* START *

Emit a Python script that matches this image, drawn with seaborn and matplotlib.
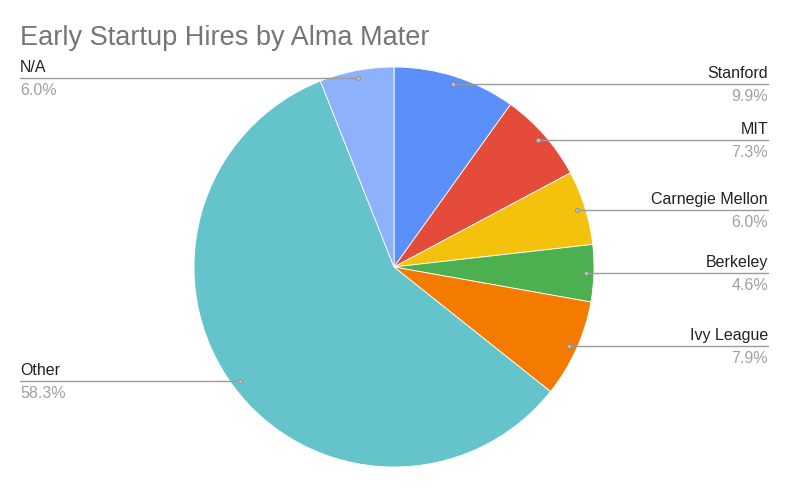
import numpy as np
import matplotlib
matplotlib.use("Agg")
import matplotlib.pyplot as plt
import seaborn as sns

# data
schools = ["Stanford", "MIT", "Carnegie Mellon", "Berkeley", "Ivy League", "Other", "N/A"]
shares = [9.9, 7.3, 6.0, 4.6, 7.9, 58.3, 6.0]
pct_labels = ["9.9%", "7.3%", "6.0%", "4.6%", "7.9%", "58.3%", "6.0%"]
colors = ["#5B8FF9", "#E54B3A", "#F4C20D", "#4CAF50", "#F47B00", "#65C4CB", "#8DB2FB"]

sns.set_theme(style="white")
plt.rcParams['font.family'] = ['Liberation Sans', 'DejaVu Sans']

W, H = 790, 491
fig = plt.figure(figsize=(W / 100, H / 100), dpi=100)
ax = fig.add_axes([0, 0, 1, 1])

cx, cy, R = 394, H - 267, 200
wedges, _ = ax.pie(shares, colors=colors, startangle=90, counterclock=False,
                   center=(cx, cy), radius=R, frame=True,
                   wedgeprops=dict(edgecolor="white", linewidth=0.6))
ax.set_xlim(0, W)
ax.set_ylim(0, H)
ax.set_aspect("equal")
ax.axis("off")

line_col = "#9A9A9A"
for w, name, pct in zip(wedges, schools, pct_labels):
    mid = np.deg2rad((w.theta1 + w.theta2) / 2)
    dx, dy = cx + 0.96 * R * np.cos(mid), cy + 0.96 * R * np.sin(mid)
    if np.cos(mid) >= 0:
        x_end, ha = 768, "right"
    else:
        x_end, ha = 20, "left"
    ax.plot([dx, x_end], [dy, dy], color=line_col, lw=1.0, zorder=3)
    ax.plot(dx, dy, "o", ms=3, mfc="#BDBDBD", mec="#8E8E8E", mew=0.6, zorder=4)
    ax.text(x_end, dy + 3, name, ha=ha, va="bottom", fontsize=11.5, color="#222222")
    ax.text(x_end, dy - 5, pct, ha=ha, va="top", fontsize=11.5, color="#A0A0A0")

fig.text(20 / W, 1 - 38 / H, "Early Startup Hires by Alma Mater", ha="left", va="center",
         fontsize=19.5, color="#757575")

fig.savefig("out.png", dpi=100, facecolor="white")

* END *

= Objective =
Where a line of the material above holds the string "matplotlib", copy that line.

= Full solution =
Emit a Python script that matches this image, drawn with seaborn and matplotlib.
import matplotlib
matplotlib.use("Agg")
import matplotlib.pyplot as plt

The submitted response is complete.